#### Stated task:
Reproduce each line of the material exactly, minus any picture.

#### Material provided:
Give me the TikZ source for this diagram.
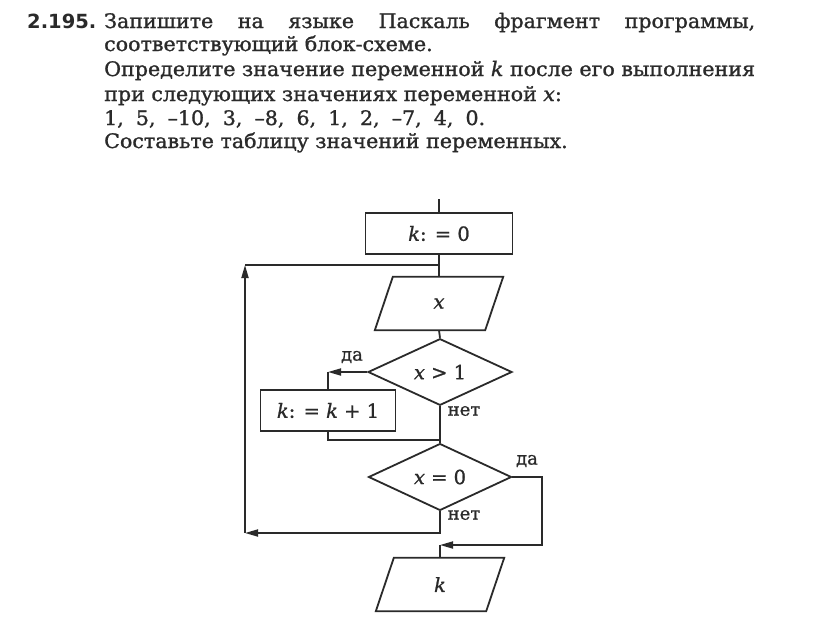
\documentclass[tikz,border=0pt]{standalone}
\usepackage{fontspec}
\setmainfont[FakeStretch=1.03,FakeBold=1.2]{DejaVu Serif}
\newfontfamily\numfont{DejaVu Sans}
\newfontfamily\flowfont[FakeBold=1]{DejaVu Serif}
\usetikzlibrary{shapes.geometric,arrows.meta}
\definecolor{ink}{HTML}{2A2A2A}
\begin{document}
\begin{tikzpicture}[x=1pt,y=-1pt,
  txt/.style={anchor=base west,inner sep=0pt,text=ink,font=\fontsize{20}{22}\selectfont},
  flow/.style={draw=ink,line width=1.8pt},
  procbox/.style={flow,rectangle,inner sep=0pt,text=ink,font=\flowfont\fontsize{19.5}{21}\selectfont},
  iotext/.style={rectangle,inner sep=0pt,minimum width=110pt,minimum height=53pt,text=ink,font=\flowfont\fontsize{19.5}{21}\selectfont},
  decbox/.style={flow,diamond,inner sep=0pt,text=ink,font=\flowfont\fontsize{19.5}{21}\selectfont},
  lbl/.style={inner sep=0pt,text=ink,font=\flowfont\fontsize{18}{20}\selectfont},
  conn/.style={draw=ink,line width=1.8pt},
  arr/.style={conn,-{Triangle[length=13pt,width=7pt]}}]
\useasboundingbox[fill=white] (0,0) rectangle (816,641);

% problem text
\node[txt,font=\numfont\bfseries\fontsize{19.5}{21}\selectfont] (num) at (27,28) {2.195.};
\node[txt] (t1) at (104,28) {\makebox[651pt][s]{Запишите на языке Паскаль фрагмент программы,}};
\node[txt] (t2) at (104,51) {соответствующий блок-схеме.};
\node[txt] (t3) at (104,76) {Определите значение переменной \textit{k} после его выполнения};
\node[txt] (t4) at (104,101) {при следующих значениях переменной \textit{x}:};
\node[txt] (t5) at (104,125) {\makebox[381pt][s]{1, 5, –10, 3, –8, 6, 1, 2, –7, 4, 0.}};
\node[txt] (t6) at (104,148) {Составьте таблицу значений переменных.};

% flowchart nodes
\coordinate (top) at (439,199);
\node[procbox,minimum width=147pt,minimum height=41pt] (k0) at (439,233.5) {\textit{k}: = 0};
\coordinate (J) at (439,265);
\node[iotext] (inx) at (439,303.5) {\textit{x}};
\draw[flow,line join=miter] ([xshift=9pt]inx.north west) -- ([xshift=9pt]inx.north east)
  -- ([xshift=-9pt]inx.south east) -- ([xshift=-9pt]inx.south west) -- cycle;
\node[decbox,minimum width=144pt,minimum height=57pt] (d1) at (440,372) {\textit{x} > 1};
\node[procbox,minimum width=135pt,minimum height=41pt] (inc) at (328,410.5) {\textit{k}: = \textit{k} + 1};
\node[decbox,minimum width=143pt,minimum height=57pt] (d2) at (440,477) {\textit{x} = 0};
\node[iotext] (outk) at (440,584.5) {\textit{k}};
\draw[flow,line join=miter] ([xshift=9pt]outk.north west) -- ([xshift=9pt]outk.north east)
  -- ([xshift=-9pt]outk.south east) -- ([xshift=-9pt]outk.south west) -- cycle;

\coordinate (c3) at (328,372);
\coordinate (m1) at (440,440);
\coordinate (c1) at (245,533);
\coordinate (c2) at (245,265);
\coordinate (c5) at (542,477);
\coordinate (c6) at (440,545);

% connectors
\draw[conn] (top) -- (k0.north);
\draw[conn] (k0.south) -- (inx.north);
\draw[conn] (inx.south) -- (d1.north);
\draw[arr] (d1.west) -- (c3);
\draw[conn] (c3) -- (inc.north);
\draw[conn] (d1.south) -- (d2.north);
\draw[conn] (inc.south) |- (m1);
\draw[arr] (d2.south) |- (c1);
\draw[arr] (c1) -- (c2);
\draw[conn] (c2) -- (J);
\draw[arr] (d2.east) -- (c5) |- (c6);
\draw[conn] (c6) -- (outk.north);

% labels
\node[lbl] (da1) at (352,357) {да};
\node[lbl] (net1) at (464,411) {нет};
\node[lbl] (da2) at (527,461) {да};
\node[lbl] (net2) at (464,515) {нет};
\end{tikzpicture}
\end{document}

#### Exercise solution:
Give me the TikZ source for this diagram.
\documentclass[tikz,border=0pt]{standalone}
\usepackage{fontspec}
\setmainfont[FakeStretch=1.03,FakeBold=1.2]{DejaVu Serif}
\newfontfamily\numfont{DejaVu Sans}
\newfontfamily\flowfont[FakeBold=1]{DejaVu Serif}
\usetikzlibrary{shapes.geometric,arrows.meta}
\definecolor{ink}{HTML}{2A2A2A}
\begin{document}
\begin{tikzpicture}[x=1pt,y=-1pt,
  txt/.style={anchor=base west,inner sep=0pt,text=ink,font=\fontsize{20}{22}\selectfont},
  flow/.style={draw=ink,line width=1.8pt},
  procbox/.style={flow,rectangle,inner sep=0pt,text=ink,font=\flowfont\fontsize{19.5}{21}\selectfont},
  iotext/.style={rectangle,inner sep=0pt,minimum width=110pt,minimum height=53pt,text=ink,font=\flowfont\fontsize{19.5}{21}\selectfont},
  decbox/.style={flow,diamond,inner sep=0pt,text=ink,font=\flowfont\fontsize{19.5}{21}\selectfont},
  lbl/.style={inner sep=0pt,text=ink,font=\flowfont\fontsize{18}{20}\selectfont},
  conn/.style={draw=ink,line width=1.8pt},
  arr/.style={conn,-{Triangle[length=13pt,width=7pt]}}]
\useasboundingbox[fill=white] (0,0) rectangle (816,641);

% problem text
\node[txt,font=\numfont\bfseries\fontsize{19.5}{21}\selectfont] (num) at (27,28) {2.195.};
\node[txt] (t1) at (104,28) {\makebox[651pt][s]{Запишите на языке Паскаль фрагмент программы,}};
\node[txt] (t2) at (104,51) {соответствующий блок-схеме.};
\node[txt] (t3) at (104,76) {Определите значение переменной \textit{k} после его выполнения};
\node[txt] (t4) at (104,101) {при следующих значениях переменной \textit{x}:};
\node[txt] (t5) at (104,125) {\makebox[381pt][s]{1, 5, –10, 3, –8, 6, 1, 2, –7, 4, 0.}};
\node[txt] (t6) at (104,148) {Составьте таблицу значений переменных.};

% flowchart nodes
\coordinate (top) at (439,199);
\node[procbox,minimum width=147pt,minimum height=41pt] (k0) at (439,233.5) {\textit{k}: = 0};
\coordinate (J) at (439,265);
\node[iotext] (inx) at (439,303.5) {\textit{x}};
\draw[flow,line join=miter] ([xshift=9pt]inx.north west) -- ([xshift=9pt]inx.north east)
  -- ([xshift=-9pt]inx.south east) -- ([xshift=-9pt]inx.south west) -- cycle;
\node[decbox,minimum width=144pt,minimum height=57pt] (d1) at (440,372) {\textit{x} > 1};
\node[procbox,minimum width=135pt,minimum height=41pt] (inc) at (328,410.5) {\textit{k}: = \textit{k} + 1};
\node[decbox,minimum width=143pt,minimum height=57pt] (d2) at (440,477) {\textit{x} = 0};
\node[iotext] (outk) at (440,584.5) {\textit{k}};
\draw[flow,line join=miter] ([xshift=9pt]outk.north west) -- ([xshift=9pt]outk.north east)
  -- ([xshift=-9pt]outk.south east) -- ([xshift=-9pt]outk.south west) -- cycle;

\coordinate (c3) at (328,372);
\coordinate (m1) at (440,440);
\coordinate (c1) at (245,533);
\coordinate (c2) at (245,265);
\coordinate (c5) at (542,477);
\coordinate (c6) at (440,545);

% connectors
\draw[conn] (top) -- (k0.north);
\draw[conn] (k0.south) -- (inx.north);
\draw[conn] (inx.south) -- (d1.north);
\draw[arr] (d1.west) -- (c3);
\draw[conn] (c3) -- (inc.north);
\draw[conn] (d1.south) -- (d2.north);
\draw[conn] (inc.south) |- (m1);
\draw[arr] (d2.south) |- (c1);
\draw[arr] (c1) -- (c2);
\draw[conn] (c2) -- (J);
\draw[arr] (d2.east) -- (c5) |- (c6);
\draw[conn] (c6) -- (outk.north);

% labels
\node[lbl] (da1) at (352,357) {да};
\node[lbl] (net1) at (464,411) {нет};
\node[lbl] (da2) at (527,461) {да};
\node[lbl] (net2) at (464,515) {нет};
\end{tikzpicture}
\end{document}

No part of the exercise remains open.